Steve Spurrier, the University of South Carolina’s head football coach, reiterated Tuesday his program's zero tolerance policy toward domestic violence incidents. His comments came just days after two Florida State University football players were separately accused of physical abuse of women.
“I’ve always had a rule as a coach that if you ever hit a girl, you’re finished,” Spurrier said at the Southeastern Conference’s media day in Hoover, Alabama, according to CBS Sports. “We’ve lost two [players] at South Carolina. Fortunately, they were not star players. If they were star players, it would have gone all over the country. So we quietly got them to transfer or leave or what have you. ... Our players know, if they ever hit a girl, they're not going to play at South Carolina. We enforce that rule."

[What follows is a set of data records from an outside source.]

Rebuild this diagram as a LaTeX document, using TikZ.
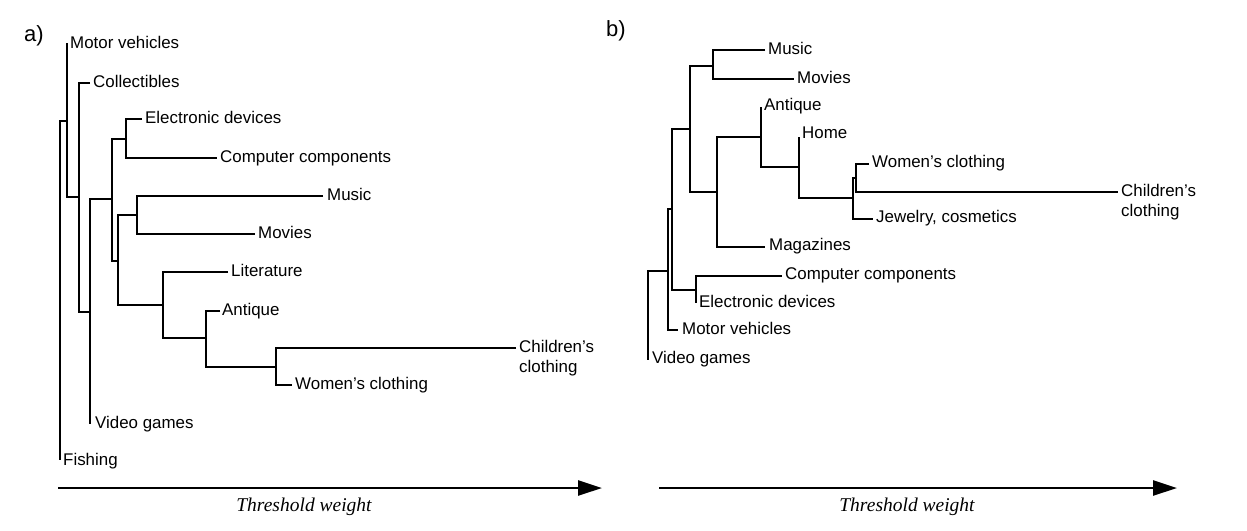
\documentclass[tikz,border=0pt]{standalone}
\usepackage{fontspec}
\setmainfont{Liberation Sans}
\newfontfamily\axisfont{Liberation Serif}
\usetikzlibrary{arrows.meta}
\begin{document}
\begin{tikzpicture}[x=1pt,y=-1pt,
  branch/.style={line width=2.6pt},
  lab/.style={anchor=base west, inner sep=0pt, font=\fontsize{16.9}{20}\selectfont},
  panel/.style={anchor=base west, inner sep=0pt, font=\fontsize{22}{26}\selectfont},
  axislab/.style={anchor=base, inner sep=0pt, font=\fontsize{19.5}{22}\selectfont\axisfont\itshape},
  axisarrow/.style={line width=2.7pt, -{Triangle[length=24pt,width=15pt]}}]
\useasboundingbox (0,0) rectangle (1247,530);

% ---------- panel a ----------
\node[panel] (pa) at (24,41) {a)};
\coordinate (aMotE) at (67,43);  \node[lab] (aMot) at (70,48) {Motor vehicles};
\coordinate (aColE) at (90,83);  \node[lab] (aCol) at (93,87) {Collectibles};
\coordinate (aEleE) at (142,119); \node[lab] (aEle) at (145,123) {Electronic devices};
\coordinate (aComE) at (217,158); \node[lab] (aCom) at (220,162) {Computer components};
\coordinate (aMusE) at (323,196); \node[lab] (aMus) at (327,200) {Music};
\coordinate (aMovE) at (255,234); \node[lab] (aMov) at (258,238) {Movies};
\coordinate (aLitE) at (228,272); \node[lab] (aLit) at (231,276) {Literature};
\coordinate (aAntE) at (220,311); \node[lab] (aAnt) at (222,315) {Antique};
\coordinate (aChiE) at (516,348); \node[lab] (aChi) at (519,352) {Children’s};
\node[lab] (aChi2) at (519,372) {clothing};
\coordinate (aWomE) at (292,385); \node[lab] (aWom) at (295,389) {Women’s clothing};
\coordinate (aVidE) at (90,424); \node[lab] (aVid) at (95,428) {Video games};
\coordinate (aFisE) at (60,460); \node[lab] (aFis) at (63,465) {Fishing};

\coordinate (a1) at (126,139);
\coordinate (a2) at (137,215);
\coordinate (a5) at (276,367);
\coordinate (a4) at (206,338);
\coordinate (a3) at (163,305);
\coordinate (a6) at (118,261);
\coordinate (a7) at (112,199);
\coordinate (a8) at (90,312);
\coordinate (a9) at (79,197);
\coordinate (a10) at (67,121);
\coordinate (a11) at (60,121);

\draw[branch] (aEleE) -| (a1) |- (aComE);
\draw[branch] (aMusE) -| (a2) |- (aMovE);
\draw[branch] (aChiE) -| (a5) |- (aWomE);
\draw[branch] (aAntE) -| (a4) |- (a5);
\draw[branch] (aLitE) -| (a3) |- (a4);
\draw[branch] (a2) -| (a6) |- (a3);
\draw[branch] (a1) -| (a7) |- (a6);
\draw[branch] (a7) -| (a8) |- (aVidE);
\draw[branch] (aColE) -| (a9) |- (a8);
\draw[branch] (aMotE) -| (a10) |- (a9);
\draw[branch] (a10) -| (a11) |- (aFisE);

\coordinate (aAx0) at (58,488);
\coordinate (aAx1) at (602,488);
\draw[axisarrow] (aAx0) -- (aAx1);
\node[axislab] (aT) at (304,511) {Threshold weight};

% ---------- panel b ----------
\node[panel] (pb) at (606,36) {b)};
\coordinate (bMusE) at (765,50);  \node[lab] (bMus) at (768,54) {Music};
\coordinate (bMovE) at (794,79);  \node[lab] (bMov) at (797,83) {Movies};
\coordinate (bAntE) at (761,107); \node[lab] (bAnt) at (764,110) {Antique};
\coordinate (bHomE) at (799,137); \node[lab] (bHom) at (802,138) {Home};
\coordinate (bWomE) at (869,164); \node[lab] (bWom) at (872,167) {Women’s clothing};
\coordinate (bChiE) at (1118,192); \node[lab] (bChi) at (1121,196) {Children’s};
\node[lab] (bChi2) at (1121,216) {clothing};
\coordinate (bJewE) at (873,219); \node[lab] (bJew) at (876,222) {Jewelry, cosmetics};
\coordinate (bMagE) at (765,247); \node[lab] (bMag) at (769,250) {Magazines};
\coordinate (bComE) at (782,276); \node[lab] (bCom) at (785,279) {Computer components};
\coordinate (bEleE) at (696,303); \node[lab] (bEle) at (699,307) {Electronic devices};
\coordinate (bMotE) at (678,330); \node[lab] (bMot) at (682,334) {Motor vehicles};
\coordinate (bVidE) at (648,360); \node[lab] (bVid) at (652,363) {Video games};

\coordinate (b1) at (713,66);
\coordinate (b2) at (856,178);
\coordinate (b3) at (853,198);
\coordinate (b4) at (799,167);
\coordinate (b5) at (761,137);
\coordinate (b6) at (717,192);
\coordinate (b7) at (690,129);
\coordinate (b8) at (696,290);
\coordinate (b9) at (672,209);
\coordinate (b10) at (668,271);
\coordinate (b11) at (648,271);

\draw[branch] (bMusE) -| (b1) |- (bMovE);
\draw[branch] (bWomE) -| (b2) |- (bChiE);
\draw[branch] (b2) -| (b3) |- (bJewE);
\draw[branch] (bHomE) -| (b4) |- (b3);
\draw[branch] (bAntE) -| (b5) |- (b4);
\draw[branch] (b5) -| (b6) |- (bMagE);
\draw[branch] (b1) -| (b7) |- (b6);
\draw[branch] (bComE) -| (b8) |- (bEleE);
\draw[branch] (b7) -| (b9) |- (b8);
\draw[branch] (b9) -| (b10) |- (bMotE);
\draw[branch] (b10) -| (b11) |- (bVidE);

\coordinate (bAx0) at (659,488);
\coordinate (bAx1) at (1177,488);
\draw[axisarrow] (bAx0) -- (bAx1);
\node[axislab] (bT) at (907,511) {Threshold weight};
\end{tikzpicture}
\end{document}
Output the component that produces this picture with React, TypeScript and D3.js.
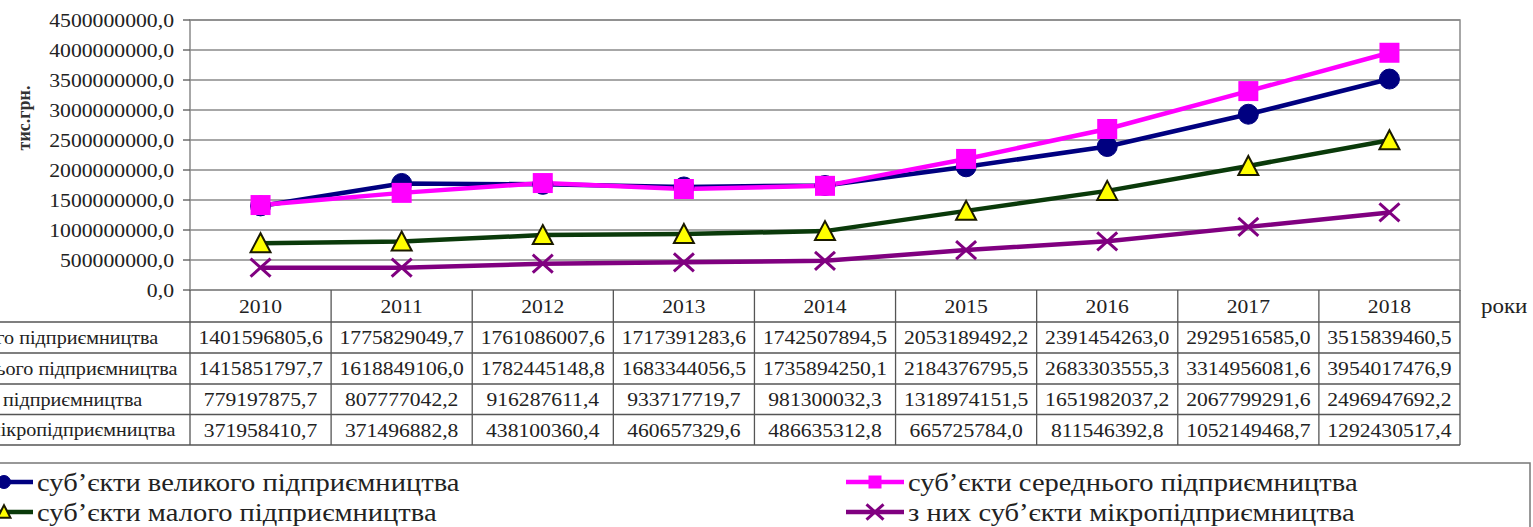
import React from "react";
import * as d3 from "d3";

// Years shown on the category axis and in the table header
const years = ["2010", "2011", "2012", "2013", "2014", "2015", "2016", "2017", "2018"];

// Series names (table rows and legend)
const seriesNames = [
  "суб’єкти великого підприємництва",
  "суб’єкти середнього підприємництва",
  "суб’єкти малого підприємництва",
  "з них суб’єкти мікропідприємництва",
];

// Values, тис.грн.
const largeValues = [1401596805.6, 1775829049.7, 1761086007.6, 1717391283.6, 1742507894.5, 2053189492.2, 2391454263.0, 2929516585.0, 3515839460.5];
const mediumValues = [1415851797.7, 1618849106.0, 1782445148.8, 1683344056.5, 1735894250.1, 2184376795.5, 2683303555.3, 3314956081.6, 3954017476.9];
const smallValues = [779197875.7, 807777042.2, 916287611.4, 933717719.7, 981300032.3, 1318974151.5, 1651982037.2, 2067799291.6, 2496947692.2];
const microValues = [371958410.7, 371496882.8, 438100360.4, 460657329.6, 486635312.8, 665725784.0, 811546392.8, 1052149468.7, 1292430517.4];

// Y axis ticks
const yTicks = [0, 500000000, 1000000000, 1500000000, 2000000000, 2500000000, 3000000000, 3500000000, 4000000000, 4500000000];

const yTitle = "тис.грн.";
const xTitle = "роки";

type Marker = "circle" | "square" | "triangle" | "cross";
const series: { name: string; values: number[]; color: string; marker: Marker }[] = [
  { name: seriesNames[0], values: largeValues, color: "#000080", marker: "circle" },
  { name: seriesNames[1], values: mediumValues, color: "#FF00FF", marker: "square" },
  { name: seriesNames[2], values: smallValues, color: "#0A3A0A", marker: "triangle" },
  { name: seriesNames[3], values: microValues, color: "#800080", marker: "cross" },
];

const W = 1533;
const H = 527;
const FONT = "'Liberation Serif', Tinos, 'Times New Roman', 'DejaVu Serif', serif";
const STRETCH = 1.12; // horizontal text stretch

const plot = { left: 190, right: 1460, top: 20, bottom: 290 };
const rowLines = [322, 353, 384, 414.5, 445];

const fmt = (v: number) => v.toFixed(1).replace(".", ",");

// Text drawn with a slight horizontal stretch around its anchor point
function SText({
  x,
  y,
  size,
  anchor = "start",
  children,
}: {
  x: number;
  y: number;
  size: number;
  anchor?: "start" | "middle" | "end";
  children: React.ReactNode;
}) {
  return (
    <text transform={`translate(${x},${y}) scale(${STRETCH},1)`} dy="0.35em" textAnchor={anchor} fontSize={size}>
      {children}
    </text>
  );
}

function MarkerShape({ kind, color, x, y, s }: { kind: Marker; color: string; x: number; y: number; s: number }) {
  if (kind === "circle") return <circle cx={x} cy={y} r={s / 2} fill={color} stroke={color} strokeWidth={1} />;
  if (kind === "square") return <rect x={x - s / 2} y={y - s / 2} width={s} height={s} fill={color} />;
  if (kind === "triangle") {
    const h = s * 0.9;
    const p = `${x},${y - h / 2 - 1} ${x + s / 2},${y + h / 2} ${x - s / 2},${y + h / 2}`;
    return <polygon points={p} fill="#FFFF00" stroke="#1a1a00" strokeWidth={2} strokeLinejoin="miter" />;
  }
  const a = s / 2;
  const b = s * 0.45;
  return (
    <g stroke={color} strokeWidth={3}>
      <line x1={x - a} y1={y - b} x2={x + a} y2={y + b} />
      <line x1={x - a} y1={y + b} x2={x + a} y2={y - b} />
    </g>
  );
}

export default function App() {
  const x = d3.scaleBand<string>().domain(years).range([plot.left, plot.right]);
  const y = d3.scaleLinear().domain([0, 4500000000]).range([plot.bottom, plot.top]);
  const cx = (yr: string) => (x(yr) as number) + x.bandwidth() / 2;
  const line = d3
    .line<number>()
    .x((_, i) => cx(years[i]))
    .y((v) => y(v));

  const legendItems = [
    { s: series[0], lx: 4, ly: 482 },
    { s: series[1], lx: 875, ly: 482 },
    { s: series[2], lx: 4, ly: 512 },
    { s: series[3], lx: 875, ly: 512 },
  ];

  const headerY = (plot.bottom + rowLines[0]) / 2;

  return (
    <svg width={W} height={H} style={{ position: "absolute", left: 0, top: 0, background: "#fff" }}>
      <rect width={W} height={H} fill="#fff" />

      {/* gridlines */}
      {yTicks.map((t) => (
        <line key={t} x1={plot.left} x2={plot.right} y1={y(t)} y2={y(t)} stroke="#8a8a8a" strokeWidth={1.3} />
      ))}
      {/* plot border */}
      <rect x={plot.left} y={plot.top} width={plot.right - plot.left} height={plot.bottom - plot.top} fill="none" stroke="#8a8a8a" strokeWidth={1.5} />

      {/* y axis ticks */}
      {yTicks.map((t) => (
        <line key={"tk" + t} x1={plot.left - 7} x2={plot.left} y1={y(t)} y2={y(t)} stroke="#555" strokeWidth={1.3} />
      ))}

      <g style={{ fontFamily: FONT }} fill="#222">
        {yTicks.map((t) => (
          <SText key={"t" + t} x={174} y={y(t)} size={19.4} anchor="end">
            {fmt(t)}
          </SText>
        ))}
        <text transform={`translate(24,118) rotate(-90)`} textAnchor="middle" fontSize={18} fontWeight="bold" fill="#333" dy="0.35em">
          {yTitle}
        </text>
      </g>

      {/* series lines */}
      {series.map((s) => (
        <path key={s.name} d={line(s.values) as string} fill="none" stroke={s.color} strokeWidth={4.5} strokeLinejoin="round" />
      ))}
      {/* series markers */}
      {series.map((s) =>
        s.values.map((v, i) => (
          <MarkerShape key={s.name + i} kind={s.marker} color={s.color} x={cx(years[i])} y={y(v)} s={20} />
        ))
      )}

      {/* data table grid */}
      <g stroke="#555" strokeWidth={1.3}>
        {rowLines.map((ly) => (
          <line key={ly} x1={0} x2={plot.right} y1={ly} y2={ly} />
        ))}
        {years.map((yr) => (
          <line key={yr} x1={x(yr) as number} x2={x(yr) as number} y1={plot.bottom} y2={rowLines[rowLines.length - 1]} />
        ))}
        <line x1={plot.right} x2={plot.right} y1={plot.bottom} y2={rowLines[rowLines.length - 1]} />
      </g>

      <g style={{ fontFamily: FONT }} fill="#222">
        {years.map((yr) => (
          <SText key={yr} x={cx(yr)} y={headerY} size={19.3} anchor="middle">
            {yr}
          </SText>
        ))}
        <SText x={1481} y={headerY} size={20.5}>
          {xTitle}
        </SText>
        {series.map((s, r) => {
          const ty = (rowLines[r] + rowLines[r + 1]) / 2;
          return (
            <g key={"row" + r}>
              <SText x={-140} y={ty} size={18}>
                {s.name}
              </SText>
              {s.values.map((v, i) => (
                <SText key={i} x={cx(years[i])} y={ty} size={19.3} anchor="middle">
                  {fmt(v)}
                </SText>
              ))}
            </g>
          );
        })}

        {/* legend */}
        <rect x={-20} y={463} width={1550} height={100} fill="none" stroke="#777" strokeWidth={1.5} />
        {legendItems.map(({ s, lx, ly }) => (
          <g key={"lg" + s.name}>
            <line x1={lx - 29} x2={lx + 29} y1={ly} y2={ly} stroke={s.color} strokeWidth={4.5} />
            <MarkerShape kind={s.marker} color={s.color} x={lx} y={ly} s={s.marker === "cross" ? 17 : 13} />
            <SText x={lx + 33} y={ly} size={25.5}>
              {s.name}
            </SText>
          </g>
        ))}
      </g>
    </svg>
  );
}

Spurrier did not provide details of which South Carolina football players were dismissed from the program, but this isn’t the first time he’s spoken out against domestic violence. The 70-year-old coach made similar comments about his zero-tolerance policy in September 2014, shortly after surveillance footage of former Baltimore Raven Ray Rice’s assault on wife Janay Palmer leaked to the public, the Washington Post reported.
Spurrier was asked about his domestic violence policy after two incidents involving Florida State Seminoles players were made public recently. The school dismissed backup quarterback De’Andre Johnson from the team on July 6, a week after he was caught on video punching an unnamed woman in the face at a Tallahassee bar. Johnson’s lawyer said the woman used the N-word immediately before Johnson struck her.
Days later, Florida State running back Dalvin Cook was charged with misdemeanor battery and suspended from the team indefinitely after he purportedly struck a woman several times in a separate bar incident. Cook’s lawyer, Ricky Patel, said he left the scene before any such incident took place, ESPN reported.
The incidents led Florida State President John E. Thrasher to issue a stern warning to Seminoles players regarding their off-field behavior.
“In light of recent off-field incidents, I reiterated to our players that they simply cannot put themselves in situations that reflect poor behavior or cause harm to others," Thrasher said, according to ESPN.